To jazz things up, the league first started rotating the game out of the Coliseum and around to other league cites. Miami’s Orange Bowl and old Tampa Stadium both hosted the game in the 1970s. It went back to the Coliseum once, after the 1978 season, and then the NFL hit on a novel idea. League officials decided it wasn’t so important to play the game at a league stadium. So, in January 1980 the game packed its proverbial bags and moved to Aloha Stadium in Honolulu.
The move was a huge hit with the players. At that point the game was still played the week after the Super Bowl, so it was a nice end-of-season reward for players and their families. The game’s intensity didn’t exactly pick up, but the atmosphere around the game was great.
But, there is an inherent problem with football all-star games. Unlike baseball, where it is easy to integrate people from different teams into a seamless unit, football has complex schemes and getting players from 32 different organizations to fit into two teams and to prevent injuries requires a vast simplification of the rules. In the Pro Bowl, there’s no blitzing, no motion on offenses, no efforts to block kicks and no kick-offs after scores.
It’s a watered-down game, and the fans know it. A former Canadian Football League quarterback residing now in Central Florida called it “touch-tackle football.”

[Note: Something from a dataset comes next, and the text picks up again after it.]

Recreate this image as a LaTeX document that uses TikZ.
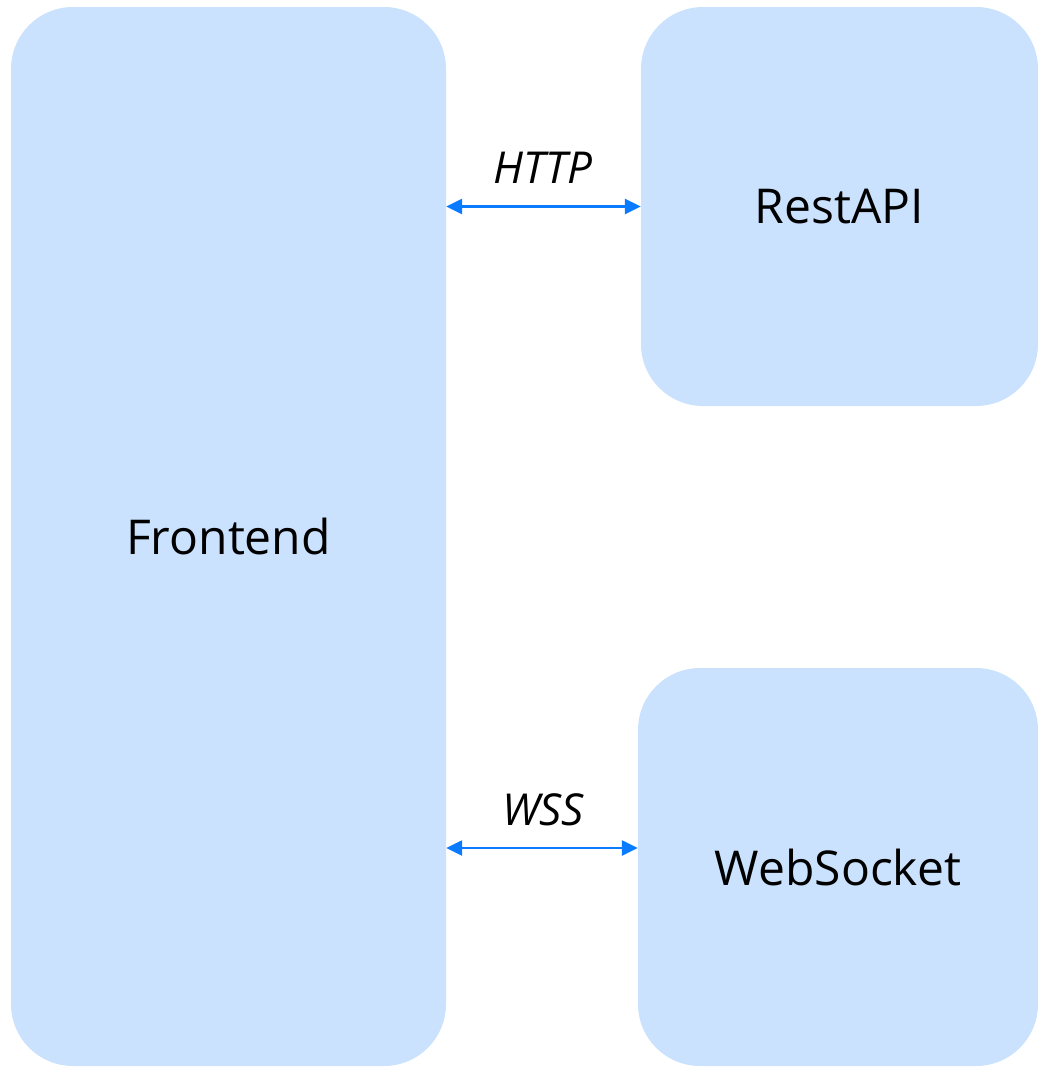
\documentclass[tikz,border=0pt]{standalone}
\usepackage{fontspec}
\setmainfont{Open Sans}
\usetikzlibrary{arrows.meta}
\definecolor{boxfill}{HTML}{CAE2FD}
\definecolor{arrblue}{HTML}{0A7AFF}
\begin{document}
\begin{tikzpicture}[x=1pt,y=-1pt,
  box/.style={fill=boxfill, draw=none, rounded corners=62pt, inner sep=0pt,
    font=\fontsize{48}{56}\selectfont},
  conn/.style={draw=arrblue, line width=2.5pt,
    {Triangle[length=16pt,width=15pt]}-{Triangle[length=16pt,width=15pt]}},
  lab/.style={font=\fontsize{44}{50}\selectfont\itshape, inner sep=0pt}]
\useasboundingbox (0,0) rectangle (1038,1068);
\node[box, minimum width=435pt, minimum height=1059pt] (front) at (228.5,536.5) {Frontend};
\node[box, minimum width=397pt, minimum height=399pt] (rest) at (839.5,206.5) {RestAPI};
\node[box, minimum width=400pt, minimum height=398pt] (ws) at (838,867) {WebSocket};
\draw[conn] (rest.west -| front.east) -- (rest.west);
\draw[conn] ([yshift=19pt]ws.west -| front.east) -- ([yshift=19pt]ws.west);
\node[lab] (http) at (543,168) {HTTP};
\node[lab] (wss) at (543,810) {WSS};
\end{tikzpicture}
\end{document}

The league tried to shake things up starting with the 2009 season. First, it moved the game from the week after the Super Bowl to the week before. It kept stars from the Super Bowl teams out of the game (sorry fans, but Tom Brady and Matt Ryan will be MIA this Sunday in Orlando), but it also allowed the game to have a pre-Super Bowl spotlight rather than being an afterthought at the end of the season.

NFL officials also tried taking periodic breaks from Hawaii. In January 2010 the game was played at Sun Life (now Hard Rock) Stadium outside Miami and in 2015 it was played at University of Phoenix Stadium in Glendale, Ariz.
The most gonzo experiment, though, was to abandon the AFC-NFC format and have stars chosen regardless of conference and then picked (sort of like you did in your neighborhood games as kids) to be on two teams “captained” by retired stars like Jerry Rice and Michael Irvin. That began after the 2013 season and was met with cautious enthusiasm, including an “I Like It” tweet from Sen. Marco Rubio.
It didn’t work, though, and the game in Orlando marks the return of the AFC-NFC format.
Who knows? Maybe going old school in a new location is just what the game needs. We’ll start finding out on Sunday.